Comparison to Baselines:
- LLM ICL consistently outperformed learning-based baselines like Baum-Welch, LSTMs, and n-gram models in terms of faster, more stable convergence to the ground-truth distribution on synthetic HMMs.
- Baum-Welch suffered from slow and unreliable convergence due to non-convex optimization.
- LSTMs required significant computational resources and showed unstable accuracy.
- n-gram models (especially bigram) were inherently suboptimal for HMMs where observations are not Markovian.
- A conditional predictor P(Ot+1∣Ot−k:t) using true HMM parameters could approach Viterbi performance, especially in fast-mixing regimes, suggesting that truncated history can be effective.
Theoretical Conjectures:
- The paper draws parallels between LLM ICL behavior and spectral learning algorithms for HMMs.
- Theorem 1 (informal) extends results from spectral learning to single trajectory scenarios, suggesting that the observed scaling trends (improvement with sample size t, dependence on mixing rate 1−λ2(A)1, and effect of entropy via observability conditions) are consistent with spectral learning theory.
- LLMs seem to handle practical limitations of spectral learning (e.g., rank conditions, sensitivity to conditioning) more gracefully, indicating an area for further statistical understanding.
Implementation Details and Considerations:
- Experimental Setup: Synthetic HMMs were generated by varying states (M), observations (L), mixing rate (λ2), stationary distribution skewness, entropy of A and B, and initial state distribution π. LLMs (Qwen, Llama families) were evaluated for next-token prediction accuracy and Hellinger distance to the true next-token distribution.
- Tokenization: Experiments explored different tokenization strategies (ABC, 123, random special tokens) for representing observations. While all converged similarly, ABC (single letters) was slightly faster for high-entropy A matrices. For low-entropy A, ABC showed lower initial accuracy, hypothesized to be due to filtering of repetitive n-grams during LLM pretraining.
- LLM Size: Performance was generally similar across different model sizes, with slight degradation for the smallest models.
- Context Length: Performance was assessed across context lengths from 4 to 2048 observations.

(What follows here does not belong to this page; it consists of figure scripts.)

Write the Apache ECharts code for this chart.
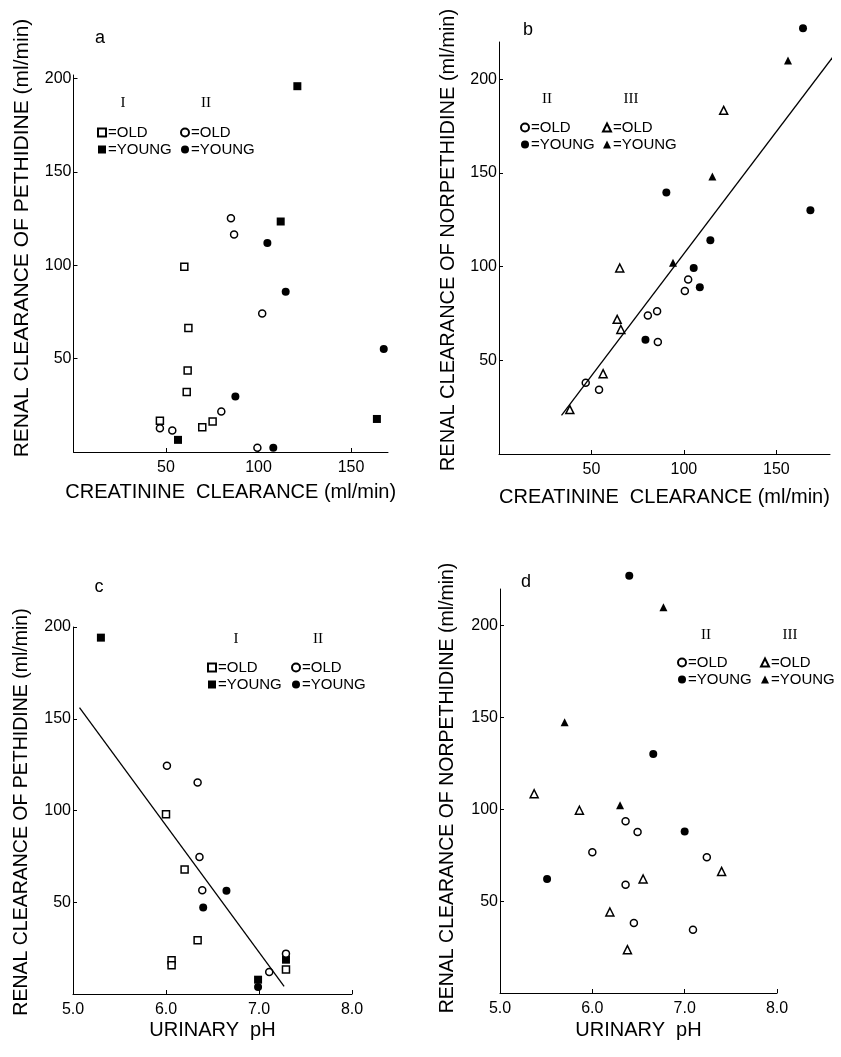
<!DOCTYPE html>
<html>
<head>
<meta charset="utf-8">
<script src="https://cdn.jsdelivr.net/npm/echarts@6/dist/echarts.min.js"></script>
<style>
html, body { margin: 0; background: #fff; }
#main { width: 841px; height: 1057px; }
</style>
</head>
<body>
<div id="main"></div>
<script>
// panel a: creatinine clearance vs renal clearance of pethidine
var aOldI    = [[59.9,99.3],[62.1,66.5],[61.7,43.7],[61.2,32.1],[46.7,16.8],[69.6,13.3],[75.2,16.3]];
var aYoungI  = [[121,196],[112,123.5],[56.5,6.5],[164,17.7]];
var aOldII   = [[85.1,125.3],[86.8,116.5],[102,74.2],[79.9,21.7],[46.7,12.7],[53.4,11.5],[99.4,2.3]];
var aYoungII = [[104.8,112],[114.7,85.8],[87.5,29.7],[167.7,55.2],[108,2.3]];

// panel b: creatinine clearance vs renal clearance of norpethidine
var bOldII    = [[46.9,38.1],[54.1,34.3],[80.5,74],[85.5,76.2],[85.9,59.8],[100.5,87],[102.3,93.2]];
var bYoungII  = [[164.4,227.4],[90.5,139.7],[168.4,130.1],[114.3,114.1],[105.3,99.3],[108.6,89],[79.2,61]];
var bOldIII   = [[121.5,183.5],[65.3,99.3],[63.9,71.9],[65.9,66.5],[56.3,42.9],[38.3,23.7]];
var bYoungIII = [[156.3,210.1],[115.4,148.2],[94.1,102.1]];
var bFit      = [[33.8,20.6],[184.6,217.3]];

// panel c: urinary pH vs renal clearance of pethidine
var cOldI    = [[6.0,98],[6.2,67.8],[6.34,29.3],[6.06,18.4],[6.06,15.6],[7.29,13.3]];
var cYoungI  = [[5.3,194.2],[6.99,7.8],[7.29,18.7]];
var cOldII   = [[6.01,124.4],[6.34,115.3],[6.36,74.7],[6.39,56.5],[7.11,12],[7.29,22]];
var cYoungII = [[6.4,47.1],[6.65,56.2],[6.99,3.8]];
var cFit     = [[5.07,156],[7.27,4.2]];

// panel d: urinary pH vs renal clearance of norpethidine
var dOldII    = [[6.36,93.5],[6.49,87.7],[6.0,76.6],[7.24,73.9],[6.36,59],[6.45,38.1],[7.09,34.5]];
var dYoungII  = [[6.4,227.2],[6.66,130.1],[7.0,88],[5.51,62.1]];
var dOldIII   = [[5.37,108.5],[5.86,99.5],[6.55,62.1],[7.4,66.2],[6.19,44.1],[6.38,23.6]];
var dYoungIII = [[6.77,210],[5.7,147.5],[6.3,102.2]];

var clearanceTicks = [50, 100, 150];
var rateTicks = [50, 100, 150, 200];
var phTicks = [5, 6, 7, 8];

var FONT = '"Liberation Sans", Arial, sans-serif';
var SERIF = '"Liberation Serif", "Times New Roman", serif';

var chart = echarts.init(document.getElementById('main'));

function xAxis(gi, min, max, ticks, name, gap, fmt) {
    return {
        type: 'value', gridIndex: gi, min: min, max: max,
        name: name, nameLocation: 'middle', nameGap: gap,
        nameTextStyle: { fontSize: 20, fontFamily: FONT, color: '#000' },
        axisLine: { show: true, onZero: false, lineStyle: { color: '#000', width: 1 } },
        axisTick: { show: true, inside: true, length: 4, customValues: ticks, lineStyle: { color: '#000' } },
        axisLabel: { customValues: ticks, formatter: fmt, fontSize: 16, fontFamily: FONT, color: '#000', margin: 8 },
        splitLine: { show: false }
    };
}

function yAxis(gi, max) {
    return {
        type: 'value', gridIndex: gi, min: 0, max: max,
        axisLine: { show: true, onZero: false, lineStyle: { color: '#000', width: 1 } },
        axisTick: { show: true, inside: true, length: 4, customValues: rateTicks, lineStyle: { color: '#000' } },
        axisLabel: { customValues: rateTicks, fontSize: 16, fontFamily: FONT, color: '#000', margin: 2 },
        splitLine: { show: false }
    };
}

function pts(name, gi, data, symbol, filled, size) {
    return {
        name: name, type: 'scatter', xAxisIndex: gi, yAxisIndex: gi,
        data: data, symbol: symbol, symbolSize: size || 8, clip: false,
        itemStyle: { color: filled ? '#000' : '#fff', borderColor: '#000', borderWidth: filled ? 0 : 1.5, opacity: 1 },
        emphasis: { disabled: true }
    };
}

function fit(gi, data) {
    return {
        type: 'line', xAxisIndex: gi, yAxisIndex: gi, data: data,
        symbol: 'none', clip: false, silent: true,
        lineStyle: { color: '#000', width: 1.3 }
    };
}

function legend(left, top, names) {
    return {
        data: names, left: left, top: top, orient: 'vertical',
        padding: 0, itemGap: 2, itemWidth: 8, itemHeight: 8, selectedMode: false,
        formatter: function (n) { return '=' + n.split(' ').pop(); },
        textStyle: { fontSize: 15, fontFamily: FONT, color: '#000', padding: [0, 0, 0, -3] }
    };
}

function label(x, y, text, size, font) {
    return { type: 'text', x: x, y: y, style: { text: text, fontSize: size, fontFamily: font || FONT, fill: '#000', align: 'center', verticalAlign: 'middle' } };
}

function yName(x, y, text, size) {
    return { type: 'text', x: x, y: y, rotation: Math.PI / 2,
        style: { text: text, fontSize: size, fontFamily: FONT, fill: '#000', align: 'center', verticalAlign: 'middle' } };
}

var oneDec = function (v) { return v.toFixed(1); };

option = {
    backgroundColor: '#fff',
    animation: false,
    grid: [
        { left: 73.5, top: 75, width: 314.5, height: 377 },
        { left: 499, top: 42, width: 331, height: 412 },
        { left: 73, top: 627, width: 279, height: 367 },
        { left: 500, top: 589, width: 277, height: 404 }
    ],
    xAxis: [
        xAxis(0, 0, 170, clearanceTicks, 'CREATININE  CLEARANCE (ml/min)', 30),
        xAxis(1, 0, 179, clearanceTicks, 'CREATININE  CLEARANCE (ml/min)', 33),
        xAxis(2, 5, 8, phTicks, 'URINARY  pH', 26, oneDec),
        xAxis(3, 5, 8, phTicks, 'URINARY  pH', 27, oneDec)
    ],
    yAxis: [yAxis(0, 202), yAxis(1, 220), yAxis(2, 200), yAxis(3, 220)],
    legend: [
        legend(97, 125, ['a I OLD', 'a I YOUNG']),
        legend(180, 125, ['a II OLD', 'a II YOUNG']),
        legend(520, 120, ['b II OLD', 'b II YOUNG']),
        legend(602, 120, ['b III OLD', 'b III YOUNG']),
        legend(207, 660, ['c I OLD', 'c I YOUNG']),
        legend(291, 660, ['c II OLD', 'c II YOUNG']),
        legend(677, 655, ['d II OLD', 'd II YOUNG']),
        legend(760, 655, ['d III OLD', 'd III YOUNG'])
    ],
    graphic: [
        label(100, 38, 'a', 18), label(528, 30, 'b', 18),
        label(99, 587, 'c', 18), label(526, 582, 'd', 18),
        label(123, 103, 'I', 15, SERIF), label(206, 103, 'II', 15, SERIF),
        label(547, 99, 'II', 15, SERIF), label(631, 99, 'III', 15, SERIF),
        label(236, 639, 'I', 15, SERIF), label(318, 639, 'II', 15, SERIF),
        label(706, 635, 'II', 15, SERIF), label(790, 635, 'III', 15, SERIF),
        yName(22, 238, 'RENAL CLEARANCE OF PETHIDINE (ml/min)', 21),
        yName(448, 240, 'RENAL CLEARANCE OF NORPETHIDINE (ml/min)', 20),
        yName(22, 812, 'RENAL CLEARANCE OF PETHIDINE (ml/min)', 19.5),
        yName(448, 788, 'RENAL CLEARANCE OF NORPETHIDINE (ml/min)', 19.5)
    ],
    series: [
        pts('a I OLD', 0, aOldI, 'rect', false, 7),
        pts('a I YOUNG', 0, aYoungI, 'rect', true, 8),
        pts('a II OLD', 0, aOldII, 'circle', false, 7),
        pts('a II YOUNG', 0, aYoungII, 'circle', true, 8),

        fit(1, bFit),
        pts('b II OLD', 1, bOldII, 'circle', false, 7),
        pts('b II YOUNG', 1, bYoungII, 'circle', true, 8),
        pts('b III OLD', 1, bOldIII, 'triangle', false, 8),
        pts('b III YOUNG', 1, bYoungIII, 'triangle', true, 8),

        fit(2, cFit),
        pts('c I OLD', 2, cOldI, 'rect', false, 7),
        pts('c I YOUNG', 2, cYoungI, 'rect', true, 8),
        pts('c II OLD', 2, cOldII, 'circle', false, 7),
        pts('c II YOUNG', 2, cYoungII, 'circle', true, 8),

        pts('d II OLD', 3, dOldII, 'circle', false, 7),
        pts('d II YOUNG', 3, dYoungII, 'circle', true, 8),
        pts('d III OLD', 3, dOldIII, 'triangle', false, 8),
        pts('d III YOUNG', 3, dYoungIII, 'triangle', true, 8)
    ]
};

chart.setOption(option);
</script>
</body>
</html>
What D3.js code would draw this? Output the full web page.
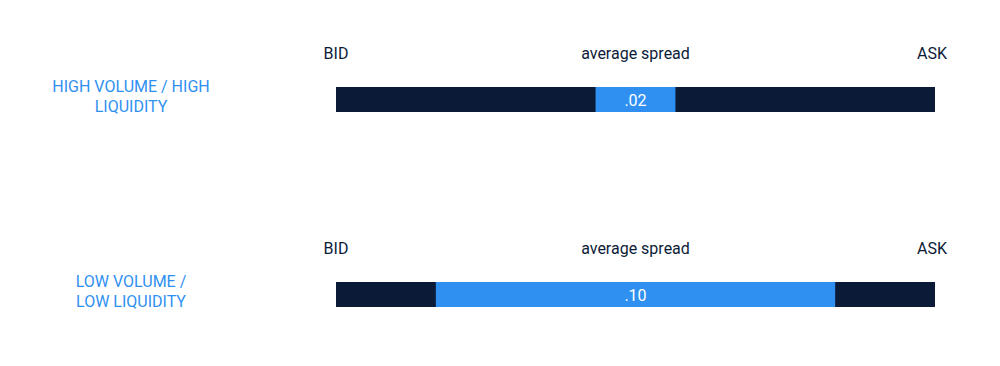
<!DOCTYPE html>
<html>
<head>
<meta charset="utf-8">
<script src="https://cdn.jsdelivr.net/npm/d3@7"></script>
<style>
  body { margin: 0; background: #fff; }
  text { font-family: Roboto, "DejaVu Sans", sans-serif; }
</style>
</head>
<body>
<div id="chart"></div>
<script>
// market rows and the average spread for each
var rows = ["high", "low"];
var rowLabels = [["HIGH VOLUME / HIGH", "LIQUIDITY"], ["LOW VOLUME /", "LOW LIQUIDITY"]];
var spreads = [0.02, 0.10];
var edgeLabels = ["BID", "average spread", "ASK"];
var priceRange = [-0.075, 0.075]; // bid ... ask around mid price

var width = 1000, height = 366;
var dark = "#0b1b37", blue = "#2f90f1";

var svg = d3.select("#chart").append("svg")
    .attr("width", width)
    .attr("height", height);

var x = d3.scaleLinear()
    .domain(priceRange)
    .range([336, 935]);

var y = d3.scalePoint()
    .domain(rows)
    .range([99.5, 294.5]);

var barH = 25;
var fmt = function(v) { return d3.format(".2f")(v).replace(/^0/, ""); };

var row = svg.selectAll("g.row")
    .data(rows)
    .enter().append("g")
    .attr("class", "row")
    .attr("transform", function(d) { return "translate(0," + y(d) + ")"; });

// full bid-ask bar
row.append("rect")
    .attr("x", x(priceRange[0]))
    .attr("y", -barH / 2)
    .attr("width", x(priceRange[1]) - x(priceRange[0]))
    .attr("height", barH)
    .attr("fill", dark);

// spread segment
row.append("rect")
    .attr("x", function(d, i) { return x(-spreads[i] / 2); })
    .attr("y", -barH / 2)
    .attr("width", function(d, i) { return x(spreads[i] / 2) - x(-spreads[i] / 2); })
    .attr("height", barH)
    .attr("fill", blue);

row.append("text")
    .attr("x", x(0))
    .attr("y", 6)
    .attr("text-anchor", "middle")
    .attr("fill", "#fff")
    .style("font-size", "16px")
    .text(function(d, i) { return fmt(spreads[i]); });

// BID / average spread / ASK
var edgeX = [x(priceRange[0]), x(0), x(priceRange[1]) - 3];
edgeLabels.forEach(function(t, k) {
    row.append("text")
        .attr("x", edgeX[k])
        .attr("y", -barH / 2 - 28)
        .attr("text-anchor", "middle")
        .attr("fill", dark)
        .style("font-size", "16px")
        .text(t);
});

// row labels on the left
var lab = row.append("text")
    .attr("text-anchor", "middle")
    .attr("fill", blue)
    .style("font-size", "16px");
lab.selectAll("tspan")
    .data(function(d, i) { return rowLabels[i]; })
    .enter().append("tspan")
    .attr("x", 131)
    .attr("y", function(d, j) { return -7.5 + j * 19.5; })
    .text(function(d) { return d; });
</script>
</body>
</html>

Limitations and Future Directions:
- Discrete Tokenization: A major bottleneck is the reliance on discrete tokens, making it challenging to model continuous, real-valued, or high-dimensional data (e.g., neural recordings) directly with ICL.
- Interpretability: LLMs remain "black-box" models. Extracting interpretable HMM parameters (transition/emission probabilities) from LLM representations is non-trivial.
- Call to Action: The paper calls for multidisciplinary efforts to develop next-generation foundation models designed for scientific data, moving beyond NLP-focused architectures.
In essence, the research demonstrates that pre-trained LLMs possess a remarkable and previously underexplored ability to learn HMMs in-context, offering a powerful, accessible, and data-efficient tool for analyzing sequential data in scientific domains, particularly for initial diagnostics and prediction when domain expertise or data for bespoke models is limited.